- Objective -
Retype each line exactly. Skip images.

- Information shown -
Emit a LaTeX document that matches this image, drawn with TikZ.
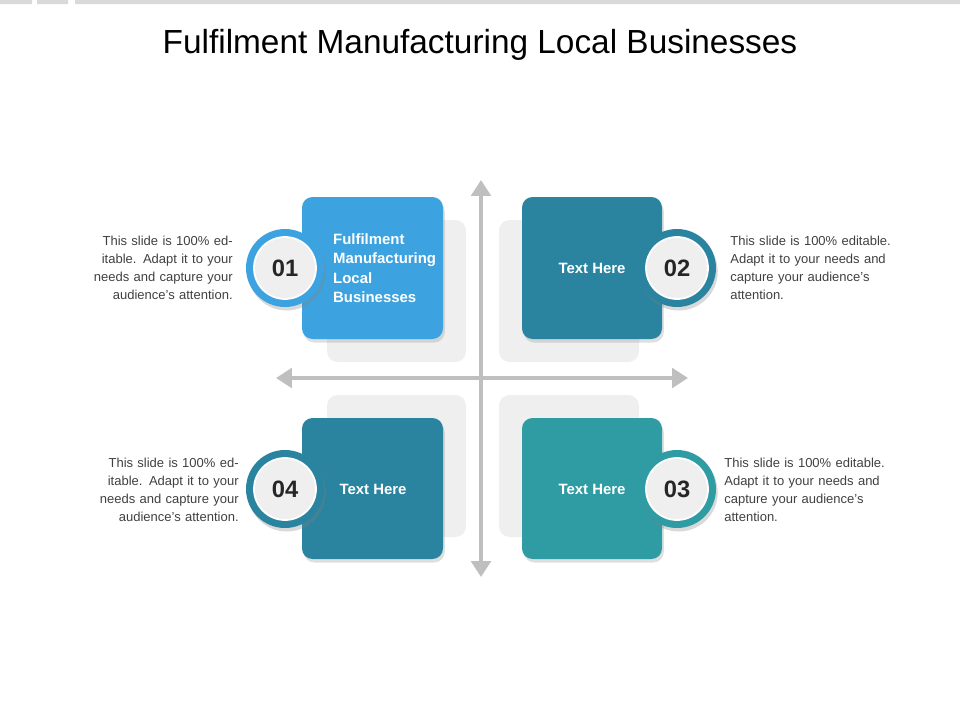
\documentclass[tikz,border=0pt]{standalone}
\usepackage{fontspec}
\setmainfont{Liberation Sans}
\usetikzlibrary{arrows.meta,shadows}
\definecolor{cA}{HTML}{3DA3E0}
\definecolor{cB}{HTML}{2A84A0}
\definecolor{cC}{HTML}{2F9CA3}
\definecolor{shd}{HTML}{EFEFEF}
\definecolor{axc}{HTML}{BFBFBF}
\definecolor{txt}{HTML}{404040}
\tikzset{
 sq/.style={rounded corners=6pt,drop shadow={shadow xshift=1pt,shadow yshift=-2pt,opacity=.25}},
 back/.style={fill=shd,rounded corners=6pt},
 ring/.style={circle,minimum size=78*0.02cm,inner sep=0,line width=0},
 num/.style={circle,fill=shd,draw=white,line width=1pt,minimum size=62*0.02cm,inner sep=0,font=\bfseries\fontsize{13.5}{15}\selectfont,text=black!85},
 desc/.style={font=\fontsize{7.4}{10.2}\selectfont,text=txt,text width=3.3cm,inner sep=0},
 btext/.style={font=\bfseries\fontsize{8.5}{11}\selectfont,text=white},
 axis/.style={draw=axc,line width=2.2pt,-{Triangle[length=9pt,width=11pt]}}
}
\begin{document}
\begin{tikzpicture}[x=0.02cm,y=-0.02cm]
\useasboundingbox (0,0) rectangle (960,720);
\fill[gray!30] (0,0) rectangle (32,4) (37,0) rectangle (68,4) (75,0) rectangle (960,4);
\node[font=\fontsize{19}{22}\selectfont] (title) at (480,45) {Fulfilment Manufacturing Local Businesses};
% back squares
\fill[back] (327,220) rectangle (466,362);
\fill[back] (499,220) rectangle (639,362);
\fill[back] (327,395) rectangle (466,537);
\fill[back] (499,395) rectangle (639,537);
% axes
\coordinate (c) at (481,378);
\coordinate (t) at (481,180); \coordinate (b) at (481,577);
\coordinate (l) at (276,378); \coordinate (r) at (688,378);
\draw[axis] (c) -- (t); \draw[axis] (c) -- (b);
\draw[axis] (c) -- (l); \draw[axis] (c) -- (r);
% squares
\fill[sq,fill=cA] (302,197) rectangle (443,339);
\fill[sq,fill=cB] (522,197) rectangle (662,339);
\fill[sq,fill=cB] (302,418) rectangle (443,559);
\fill[sq,fill=cC] (522,418) rectangle (662,559);
\node[btext,align=left,anchor=west] (t1) at (327,268) {Fulfilment\\Manufacturing\\Local\\Businesses};
\node[btext] (t2) at (592,268) {Text Here};
\node[btext] (t4) at (373,489) {Text Here};
\node[btext] (t3) at (592,489) {Text Here};
% rings
\foreach \n/\x/\y/\c in {1/285/268/cA,2/677/268/cB,4/285/489/cB,3/677/489/cC}{
 \node[ring,fill=\c,drop shadow={shadow xshift=1pt,shadow yshift=-2pt,opacity=.3}] (r\n) at (\x,\y) {};
 \node[num] (n\n) at (\x,\y) {0\n};
}
\node[desc,align=right,anchor=east] (d1) at (233,268) {This slide is 100\% editable. Adapt it to your needs and capture your audience's attention.};
\node[desc,align=left,anchor=west] (d2) at (730,268) {This slide is 100\% editable. Adapt it to your needs and capture your audience's attention.};
\node[desc,align=right,anchor=east] (d4) at (239,490) {This slide is 100\% editable. Adapt it to your needs and capture your audience's attention.};
\node[desc,align=left,anchor=west] (d3) at (724,490) {This slide is 100\% editable. Adapt it to your needs and capture your audience's attention.};
\end{tikzpicture}
\end{document}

- Written answer -
Emit a LaTeX document that matches this image, drawn with TikZ.
\documentclass[tikz,border=0pt]{standalone}
\usepackage{fontspec}
\setmainfont{Liberation Sans}
\usetikzlibrary{arrows.meta,shadows}
\definecolor{cA}{HTML}{3DA3E0}
\definecolor{cB}{HTML}{2A84A0}
\definecolor{cC}{HTML}{2F9CA3}
\definecolor{shd}{HTML}{EFEFEF}
\definecolor{axc}{HTML}{BFBFBF}
\definecolor{txt}{HTML}{404040}
\tikzset{
 sq/.style={rounded corners=6pt,drop shadow={shadow xshift=1pt,shadow yshift=-2pt,opacity=.25}},
 back/.style={fill=shd,rounded corners=6pt},
 ring/.style={circle,minimum size=78*0.02cm,inner sep=0,line width=0},
 num/.style={circle,fill=shd,draw=white,line width=1pt,minimum size=62*0.02cm,inner sep=0,font=\bfseries\fontsize{13.5}{15}\selectfont,text=black!85},
 desc/.style={font=\fontsize{7.4}{10.2}\selectfont,text=txt,text width=3.3cm,inner sep=0},
 btext/.style={font=\bfseries\fontsize{8.5}{11}\selectfont,text=white},
 axis/.style={draw=axc,line width=2.2pt,-{Triangle[length=9pt,width=11pt]}}
}
\begin{document}
\begin{tikzpicture}[x=0.02cm,y=-0.02cm]
\useasboundingbox (0,0) rectangle (960,720);
\fill[gray!30] (0,0) rectangle (32,4) (37,0) rectangle (68,4) (75,0) rectangle (960,4);
\node[font=\fontsize{19}{22}\selectfont] (title) at (480,45) {Fulfilment Manufacturing Local Businesses};
% back squares
\fill[back] (327,220) rectangle (466,362);
\fill[back] (499,220) rectangle (639,362);
\fill[back] (327,395) rectangle (466,537);
\fill[back] (499,395) rectangle (639,537);
% axes
\coordinate (c) at (481,378);
\coordinate (t) at (481,180); \coordinate (b) at (481,577);
\coordinate (l) at (276,378); \coordinate (r) at (688,378);
\draw[axis] (c) -- (t); \draw[axis] (c) -- (b);
\draw[axis] (c) -- (l); \draw[axis] (c) -- (r);
% squares
\fill[sq,fill=cA] (302,197) rectangle (443,339);
\fill[sq,fill=cB] (522,197) rectangle (662,339);
\fill[sq,fill=cB] (302,418) rectangle (443,559);
\fill[sq,fill=cC] (522,418) rectangle (662,559);
\node[btext,align=left,anchor=west] (t1) at (327,268) {Fulfilment\\Manufacturing\\Local\\Businesses};
\node[btext] (t2) at (592,268) {Text Here};
\node[btext] (t4) at (373,489) {Text Here};
\node[btext] (t3) at (592,489) {Text Here};
% rings
\foreach \n/\x/\y/\c in {1/285/268/cA,2/677/268/cB,4/285/489/cB,3/677/489/cC}{
 \node[ring,fill=\c,drop shadow={shadow xshift=1pt,shadow yshift=-2pt,opacity=.3}] (r\n) at (\x,\y) {};
 \node[num] (n\n) at (\x,\y) {0\n};
}
\node[desc,align=right,anchor=east] (d1) at (233,268) {This slide is 100\% editable. Adapt it to your needs and capture your audience's attention.};
\node[desc,align=left,anchor=west] (d2) at (730,268) {This slide is 100\% editable. Adapt it to your needs and capture your audience's attention.};
\node[desc,align=right,anchor=east] (d4) at (239,490) {This slide is 100\% editable. Adapt it to your needs and capture your audience's attention.};
\node[desc,align=left,anchor=west] (d3) at (724,490) {This slide is 100\% editable. Adapt it to your needs and capture your audience's attention.};
\end{tikzpicture}
\end{document}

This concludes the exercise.